Concept and aims

The film ‘Broken Lives Mended’ sets out to illustrate how involvement with rail has had a profound and lasting impact on individuals, and how it is now deeply embedded in structured programmes of recovery from drug and alcohol dependency. Using the video, the Cumbrian Coast Line Community Rail Partnership wanted to unequivocally demonstrate that community rail has no boundaries to its operation and reach.

The aims of the project were to:

  • demonstrate the transparency of this unique project and explain its impact to other organisations in the field of social care;
  • convey the possibility of potentially extending the geographical reach of the project beyond West Cumbria, promoting it to other organisations, community rail partnerships, and train operating companies;
  • dismiss any preconceived ideas that drug and alcohol dependency is limited to the most vulnerable or marginalised members of society;
  • highlight that station adoption is not only limited to environmental improvements to the station itself, but can also enhance personal attributes such as the pride, confidence and self-worth of those individuals involved.

 

What happened

The partnership deliberately created a documentary-style video that was more than simply a series of talking heads. As well as interviews with residents from Stanfield House – operated by the national charity Turning Point – who had been involved in the programme, they also used illustrative background footage to maintain viewers interest and support the film’s narrative thread.
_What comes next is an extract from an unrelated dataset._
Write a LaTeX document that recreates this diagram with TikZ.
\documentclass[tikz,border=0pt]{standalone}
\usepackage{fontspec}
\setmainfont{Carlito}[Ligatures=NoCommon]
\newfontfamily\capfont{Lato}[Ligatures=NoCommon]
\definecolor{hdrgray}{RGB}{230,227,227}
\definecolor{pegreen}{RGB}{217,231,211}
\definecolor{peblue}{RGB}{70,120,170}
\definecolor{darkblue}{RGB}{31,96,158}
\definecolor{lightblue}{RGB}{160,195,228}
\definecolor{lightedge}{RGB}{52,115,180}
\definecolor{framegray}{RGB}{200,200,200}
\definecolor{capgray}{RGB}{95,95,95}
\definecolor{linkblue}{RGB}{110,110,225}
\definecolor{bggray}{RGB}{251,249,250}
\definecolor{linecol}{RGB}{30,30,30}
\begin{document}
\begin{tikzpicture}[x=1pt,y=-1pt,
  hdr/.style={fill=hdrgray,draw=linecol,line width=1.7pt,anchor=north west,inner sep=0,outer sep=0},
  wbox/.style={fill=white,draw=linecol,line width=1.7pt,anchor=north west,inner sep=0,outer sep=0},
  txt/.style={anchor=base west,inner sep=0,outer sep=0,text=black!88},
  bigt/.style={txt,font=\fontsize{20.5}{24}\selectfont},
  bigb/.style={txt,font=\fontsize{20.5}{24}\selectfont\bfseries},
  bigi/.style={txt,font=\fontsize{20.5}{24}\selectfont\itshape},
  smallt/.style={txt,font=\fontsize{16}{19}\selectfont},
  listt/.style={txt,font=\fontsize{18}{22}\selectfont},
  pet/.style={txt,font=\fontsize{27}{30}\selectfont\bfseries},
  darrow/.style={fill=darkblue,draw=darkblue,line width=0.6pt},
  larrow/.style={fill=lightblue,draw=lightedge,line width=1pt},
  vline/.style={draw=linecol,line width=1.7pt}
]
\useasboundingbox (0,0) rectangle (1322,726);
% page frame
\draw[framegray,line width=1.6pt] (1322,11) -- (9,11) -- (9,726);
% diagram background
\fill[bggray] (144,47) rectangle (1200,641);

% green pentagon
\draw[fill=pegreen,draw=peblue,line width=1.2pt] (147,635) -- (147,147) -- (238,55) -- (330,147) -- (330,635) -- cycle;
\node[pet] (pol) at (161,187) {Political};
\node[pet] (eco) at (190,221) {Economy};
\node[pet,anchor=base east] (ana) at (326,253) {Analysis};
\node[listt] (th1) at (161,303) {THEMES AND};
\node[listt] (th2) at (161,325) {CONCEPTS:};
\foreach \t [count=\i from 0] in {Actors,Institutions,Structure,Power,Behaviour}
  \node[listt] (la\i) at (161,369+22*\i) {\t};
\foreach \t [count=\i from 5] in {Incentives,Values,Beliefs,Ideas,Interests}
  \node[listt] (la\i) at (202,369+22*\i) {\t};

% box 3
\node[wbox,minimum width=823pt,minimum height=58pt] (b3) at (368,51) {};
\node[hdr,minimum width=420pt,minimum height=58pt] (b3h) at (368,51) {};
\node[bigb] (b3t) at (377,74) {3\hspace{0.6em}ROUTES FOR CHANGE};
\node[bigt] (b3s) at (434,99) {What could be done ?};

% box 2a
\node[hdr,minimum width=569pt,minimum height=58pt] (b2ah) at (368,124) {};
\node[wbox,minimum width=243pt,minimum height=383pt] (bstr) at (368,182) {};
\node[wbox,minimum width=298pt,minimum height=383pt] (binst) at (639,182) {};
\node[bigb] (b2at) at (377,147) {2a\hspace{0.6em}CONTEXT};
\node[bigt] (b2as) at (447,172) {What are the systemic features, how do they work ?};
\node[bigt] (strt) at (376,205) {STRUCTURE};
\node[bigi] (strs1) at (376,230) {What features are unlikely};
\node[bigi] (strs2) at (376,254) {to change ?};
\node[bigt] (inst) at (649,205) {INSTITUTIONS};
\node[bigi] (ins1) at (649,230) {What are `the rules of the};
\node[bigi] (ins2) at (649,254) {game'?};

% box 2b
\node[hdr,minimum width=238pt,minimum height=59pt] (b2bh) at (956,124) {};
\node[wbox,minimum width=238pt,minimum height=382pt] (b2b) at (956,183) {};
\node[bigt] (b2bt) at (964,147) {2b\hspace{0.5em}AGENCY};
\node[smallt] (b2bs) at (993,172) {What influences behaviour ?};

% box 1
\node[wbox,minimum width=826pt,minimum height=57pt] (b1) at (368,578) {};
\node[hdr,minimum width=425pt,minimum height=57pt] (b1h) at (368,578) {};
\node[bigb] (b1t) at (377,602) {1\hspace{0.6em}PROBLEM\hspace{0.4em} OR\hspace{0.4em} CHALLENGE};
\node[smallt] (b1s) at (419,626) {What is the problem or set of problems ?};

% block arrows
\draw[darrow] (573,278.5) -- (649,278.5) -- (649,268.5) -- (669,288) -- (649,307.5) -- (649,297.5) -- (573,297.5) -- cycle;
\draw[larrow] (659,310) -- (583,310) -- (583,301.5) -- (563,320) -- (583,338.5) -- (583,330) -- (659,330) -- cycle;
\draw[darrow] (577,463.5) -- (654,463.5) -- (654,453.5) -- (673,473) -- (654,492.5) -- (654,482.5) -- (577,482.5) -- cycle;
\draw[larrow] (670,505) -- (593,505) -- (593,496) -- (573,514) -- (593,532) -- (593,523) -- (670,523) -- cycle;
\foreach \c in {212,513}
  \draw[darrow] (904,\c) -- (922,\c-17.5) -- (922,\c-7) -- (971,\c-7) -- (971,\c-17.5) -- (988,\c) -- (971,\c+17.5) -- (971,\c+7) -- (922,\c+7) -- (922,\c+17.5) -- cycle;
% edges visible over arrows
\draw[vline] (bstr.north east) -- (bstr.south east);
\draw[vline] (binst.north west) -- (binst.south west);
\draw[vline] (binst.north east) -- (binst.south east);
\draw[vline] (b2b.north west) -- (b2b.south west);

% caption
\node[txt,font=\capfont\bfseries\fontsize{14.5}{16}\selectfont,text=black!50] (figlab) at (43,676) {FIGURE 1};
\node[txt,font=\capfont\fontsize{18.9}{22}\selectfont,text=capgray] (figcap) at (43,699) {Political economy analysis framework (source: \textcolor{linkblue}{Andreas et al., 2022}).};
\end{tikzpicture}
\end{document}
The film-makers stated from the outset that the video should capture a ‘journey’, starting with the residents describing their personal battles with addiction and finishing with their hopes for a substance-free future.
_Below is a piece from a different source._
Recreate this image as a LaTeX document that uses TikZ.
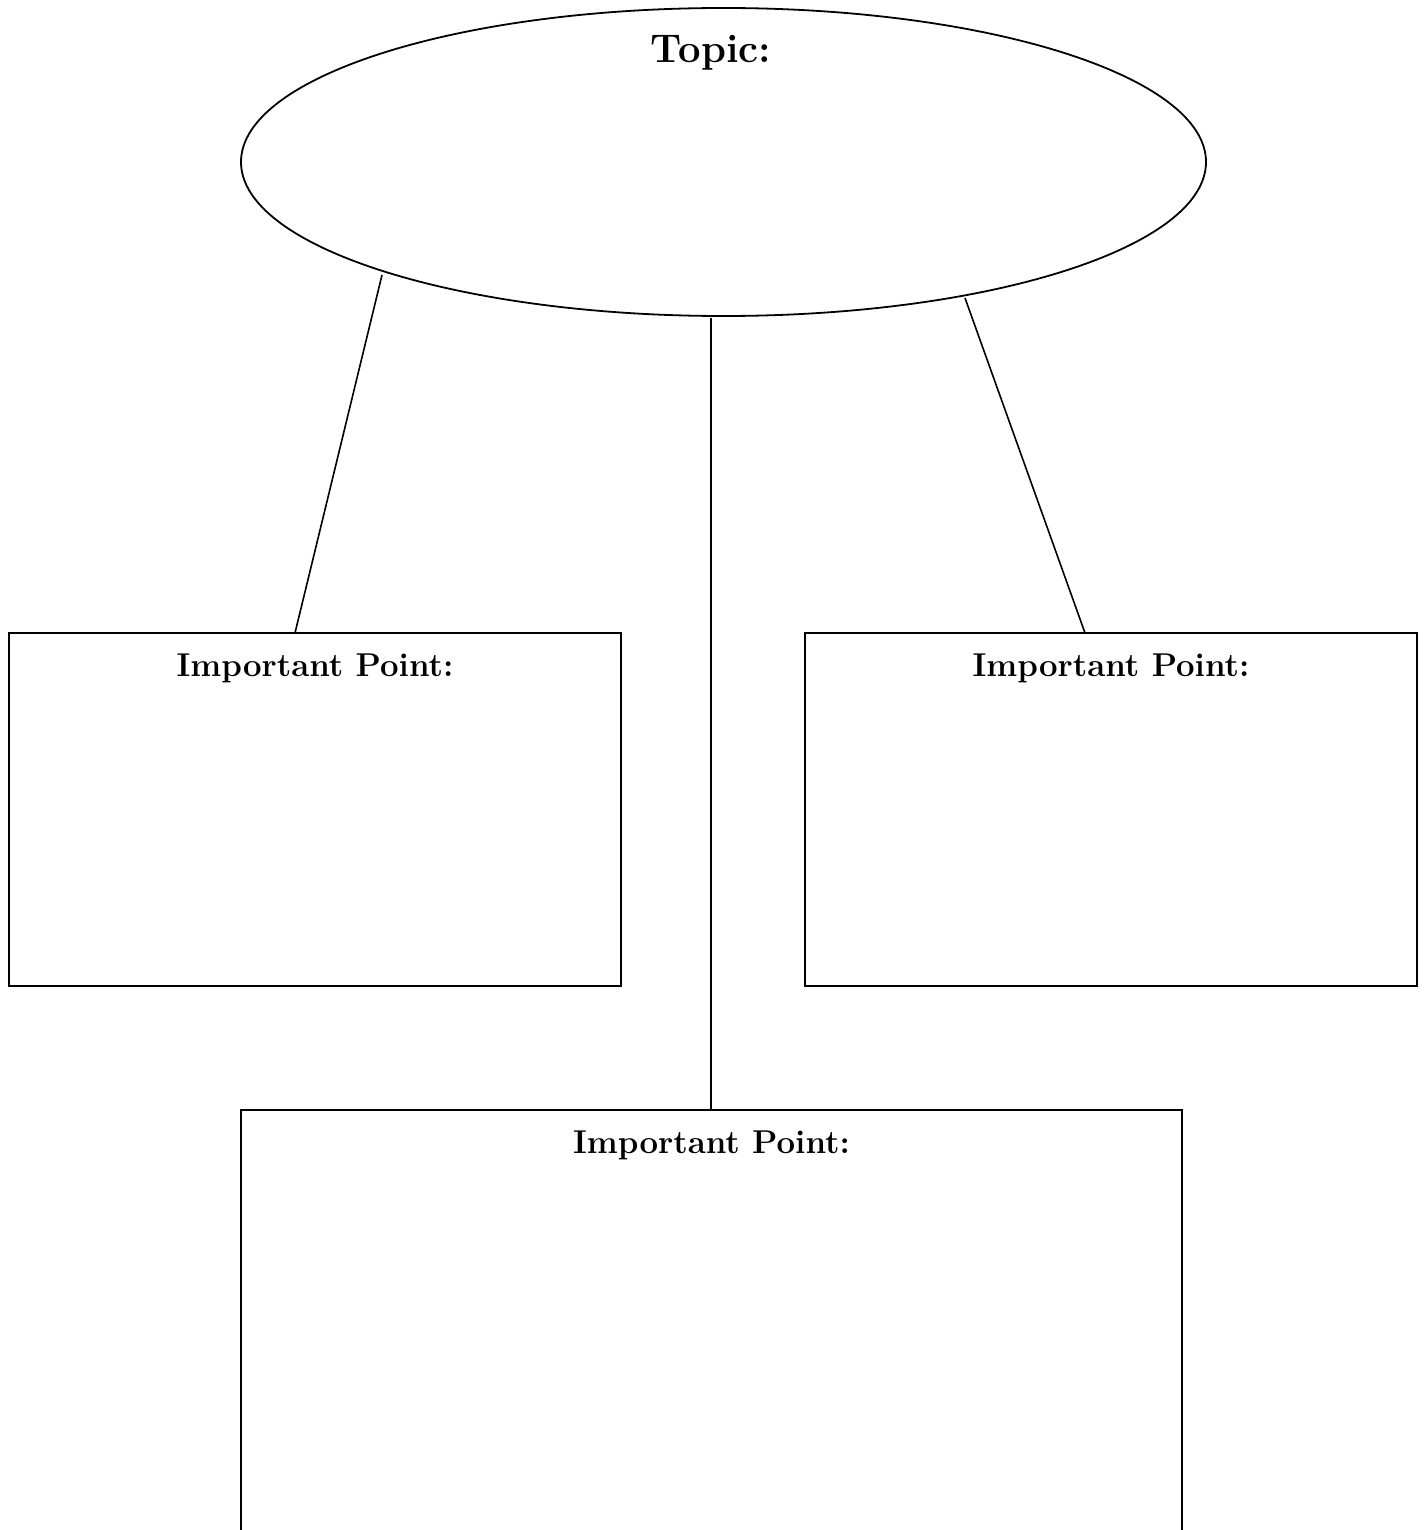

The residents were involved at every stage in the film’s production. Even those who were reluctant to face the camera took part by suggesting new ideas, choosing which inspirational quotes to incorporate, and deciding on the drone-based images and footage to appear in the final edit. The finished film shows how the rail project has helped individuals to overcome their fear of people, their anxieties of travelling alone, and allowed them to reconnect with latent skills and find new interests and relationships.
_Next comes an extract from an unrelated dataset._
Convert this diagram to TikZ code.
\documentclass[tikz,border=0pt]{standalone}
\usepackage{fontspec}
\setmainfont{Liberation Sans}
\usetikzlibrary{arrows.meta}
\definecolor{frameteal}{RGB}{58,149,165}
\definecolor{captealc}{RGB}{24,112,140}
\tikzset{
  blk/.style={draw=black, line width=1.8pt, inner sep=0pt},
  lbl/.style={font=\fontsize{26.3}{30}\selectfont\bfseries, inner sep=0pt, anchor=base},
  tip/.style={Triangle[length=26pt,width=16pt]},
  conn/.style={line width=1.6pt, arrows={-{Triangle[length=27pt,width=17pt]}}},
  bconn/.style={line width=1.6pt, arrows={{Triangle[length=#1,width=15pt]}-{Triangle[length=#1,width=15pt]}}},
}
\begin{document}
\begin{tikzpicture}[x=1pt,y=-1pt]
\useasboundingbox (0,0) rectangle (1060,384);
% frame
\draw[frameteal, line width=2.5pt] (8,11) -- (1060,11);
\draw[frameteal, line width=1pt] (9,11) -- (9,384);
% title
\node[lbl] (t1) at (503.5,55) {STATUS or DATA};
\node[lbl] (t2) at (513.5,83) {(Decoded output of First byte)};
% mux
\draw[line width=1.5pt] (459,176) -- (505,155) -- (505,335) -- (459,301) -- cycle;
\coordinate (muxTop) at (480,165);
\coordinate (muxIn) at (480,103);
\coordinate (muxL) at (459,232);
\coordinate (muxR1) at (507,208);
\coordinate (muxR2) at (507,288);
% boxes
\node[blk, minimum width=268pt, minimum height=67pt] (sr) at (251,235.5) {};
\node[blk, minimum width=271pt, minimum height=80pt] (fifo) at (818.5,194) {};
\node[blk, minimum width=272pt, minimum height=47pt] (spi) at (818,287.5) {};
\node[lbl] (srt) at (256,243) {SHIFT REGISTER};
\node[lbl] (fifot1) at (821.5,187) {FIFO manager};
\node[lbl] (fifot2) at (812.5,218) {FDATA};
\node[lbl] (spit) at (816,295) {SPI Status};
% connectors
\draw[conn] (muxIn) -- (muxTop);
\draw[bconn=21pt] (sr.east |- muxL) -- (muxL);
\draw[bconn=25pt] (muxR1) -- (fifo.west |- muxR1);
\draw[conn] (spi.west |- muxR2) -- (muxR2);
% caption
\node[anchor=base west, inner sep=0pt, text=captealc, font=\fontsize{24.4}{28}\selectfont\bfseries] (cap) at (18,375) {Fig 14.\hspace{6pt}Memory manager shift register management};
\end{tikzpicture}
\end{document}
Commenting on the film’s content, a partnership spokesman said: “Capturing the essence of why individuals become dependent on substances or alcohol is no easy task. Articulating the loss of self-respect, personal dignity, family breakdown and feelings of guilt and shame in front of a video camera takes bravery and courage. The completed video portrays this in every frame, and recounts individual stories with integrity and sensitivity.”

 

Results

As well as praise from the public, who described the video as “moving” and “eye-opening”, the film has also made practical impacts in a number of areas, including:

  • recognition from local mental health teams in West Cumbria, who on viewing the film are picking up parallels with their own clients, particularly those suffering from self-imposed isolation through depression;
  • due to the “extraordinary” reaction to the video, discussions are now underway with directors and senior management of Turning Point, with the aim of extending the reach of the project to other parts of the UK where community rail partnerships exist;
  • screenshots from the video are being used for an accompanying explanatory brochure about the crucial role of rail within the recovery process, due for publication this year;
  • the inspirational quotes highlighted in the video are being used as the basis for a series of thought-provoking artworks planned for installation at Green Road Station;
  • as a result of the video, an increasing number of service-providers referring clients into the rehabilitation and recovery programmes at Stanfield House are now asking for more details of the rail project.